I grew up on Lake Somerville, and have fished it and all of the feeder creeks with good to great success. I am entertaining the idea of taking some folks on some trips??? Are you required to have license to charge a fee for this type of service since I would be after non-game fish??? If a license is required, how does a person go about getting certified and/or whatever is required??? Thanks for your help.


----------



## texas two guns

For Freshwater all you need is the guide license. $250 I think


----------



## ras308

*Test*

Is there some sort of test you have to take??? Do you guide on Somerville?

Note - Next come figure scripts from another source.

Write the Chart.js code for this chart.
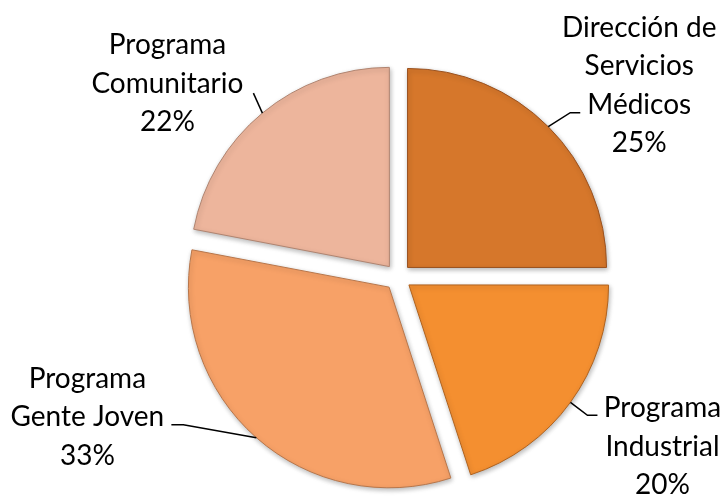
<!DOCTYPE html>
<html><head><meta charset="utf-8">
<script src="https://cdn.jsdelivr.net/npm/chart.js@4"></script>
<style>html,body{margin:0;padding:0;background:#fff}canvas{display:block}</style>
</head><body>
<canvas id="c" width="728" height="498"></canvas>
<script>
const categories = [["Dirección de","Servicios","Médicos"],["Programa","Industrial"],["Programa","Gente Joven"],["Programa","Comunitario"]];
const values = [25, 20, 33, 22];
const colors = ['#D6772B','#F48F30','#F7A167','#EDB59C'];
const borderColors = ['#9A5220','#B0621E','#B8764A','#B08470'];
// leader/label layout, relative to the leader start point on each slice
const leaderLayout = [
  {elbow:[22,-14], end:[32,-14], textX:91, baseY:-90},
  {elbow:[17,13], end:[27,13], textX:92, baseY:15},
  {elbow:[-73,-13], end:[-85,-13], textX:-169, baseY:-50},
  {elbow:[-9,-20], end:[-9,-20], textX:-95, baseY:-59}
];
const FONT = '28px Lato';
const LINE_H = 38.5;

const total = values.reduce((a,b)=>a+b,0);
const pctLabels = values.map(v => Math.round(v/total*100) + '%');

const labelPlugin = {
  id:'outLabels',
  beforeDatasetsDraw(chart){
    const ctx = chart.ctx;
    ctx.save();
    ctx.shadowColor = 'rgba(0,0,0,0.28)';
    ctx.shadowBlur = 5;
    ctx.shadowOffsetX = 1;
    ctx.shadowOffsetY = 2;
  },
  afterDatasetsDraw(chart){
    const ctx = chart.ctx;
    ctx.restore();
    const meta = chart.getDatasetMeta(0);
    meta.data.forEach((arc, i) => {
      const p = arc.getProps(['x','y','startAngle','endAngle','outerRadius','circumference'], true);
      const off = arc.options.offset || 0;
      const mid = (p.startAngle + p.endAngle)/2;
      const fix = 1 - Math.sin(Math.min(Math.PI, p.circumference));
      const t = off/4*(1+fix);
      const sx = p.x + Math.cos(mid)*(t + p.outerRadius);
      const sy = p.y + Math.sin(mid)*(t + p.outerRadius);
      const L = leaderLayout[i];
      ctx.save();
      ctx.strokeStyle = '#000';
      ctx.lineWidth = 1.5;
      ctx.beginPath();
      ctx.moveTo(sx, sy);
      ctx.lineTo(sx + L.elbow[0], sy + L.elbow[1]);
      ctx.lineTo(sx + L.end[0], sy + L.end[1]);
      ctx.stroke();
      ctx.fillStyle = '#000';
      ctx.font = FONT;
      ctx.textAlign = 'center';
      ctx.textBaseline = 'alphabetic';
      const lines = categories[i].concat([pctLabels[i]]);
      lines.forEach((ln, k) => {
        ctx.fillText(ln, sx + L.textX, sy + L.baseY + k*LINE_H);
      });
      ctx.restore();
    });
  }
};

new Chart(document.getElementById('c'), {
  type:'pie',
  data:{
    labels: categories.map(c => c.join(' ')),
    datasets:[{
      data: values,
      backgroundColor: colors,
      borderColor: borderColors,
      borderWidth: 1,
      offset: 54
    }]
  },
  options:{
    responsive:false,
    animation:false,
    radius: 199,
    layout:{padding:{left:186,right:118,top:65,bottom:9}},
    plugins:{legend:{display:false}, tooltip:{enabled:false}}
  },
  plugins:[labelPlugin]
});
</script>
</body></html>
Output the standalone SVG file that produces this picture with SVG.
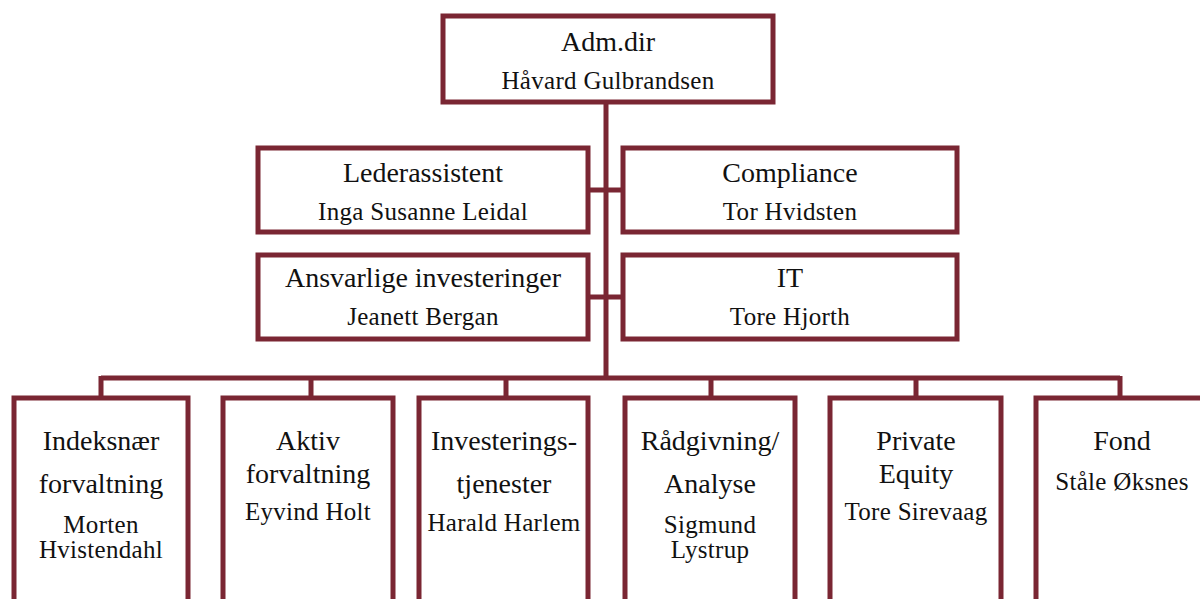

Thanks.


----------



## ras308

*TPWD*

I spoke to a lady in Austin yesterday, you can buy a freshwater guide license across the counter for $125. I'm pretty sure the freshwater/saltwater combination guide license fee is $200???


----------



## bowfishrp

http://www.tpwd.state.tx.us/publications/annual/general/fish_licenses/

Look at the bottom, it has your guide license information. It's actually $125 for just fresh water. Dont have to take a test, just pay the fee.
I dont know how many people will want to pay to go to somerville though. It is not known as a big gar lake and that is typically what people pay to fish for. But whatever floats your boat. Good luck.


----------



## texas two guns

That's right. I new it wasn't much for a freshwater guide.


----------



## ras308

*Big Fish*

I have to admit the big fish are not very common, I personally know of a 147 pound gar. But, we have had some 200 fish days, that is a bunch of fun!!!


----------



## bowfishrp

You might consider hosting a tournament over there next year. The last tournament we had at Somerville had something like 20 boats. Only problem is we have to be careful of the camp grounds.


----------



## ras308

*Campgrounds*

You have to watch out for the state boys!!! I may visit with some of my friends and maybe my old bass club members??? We talked about it years ago, but never did carry through. It would really help the lake.


----------



## bowfishrp

There used to be literally thousands of buffalo and plenty of gar. We haven't been there in acouple years because the last few times we went it was terrible. It's about a 2 hour drive for us and there was much better shooting closer to home. Since there hasn't been a tour there for many years it might be ready for one again.


----------



## ras308

*Somerville*

Haven't really been on the lake bowfishing much in the last few years, mostly fishing the bridges and wading on the rises. I am itching to get on the water at night again, probably won't be this year, hunting season is really close, plan on giving it heck next year!!! Need to get some lights on my boat, we used to fish with 12-volt lights mounted to our bows!!!


----------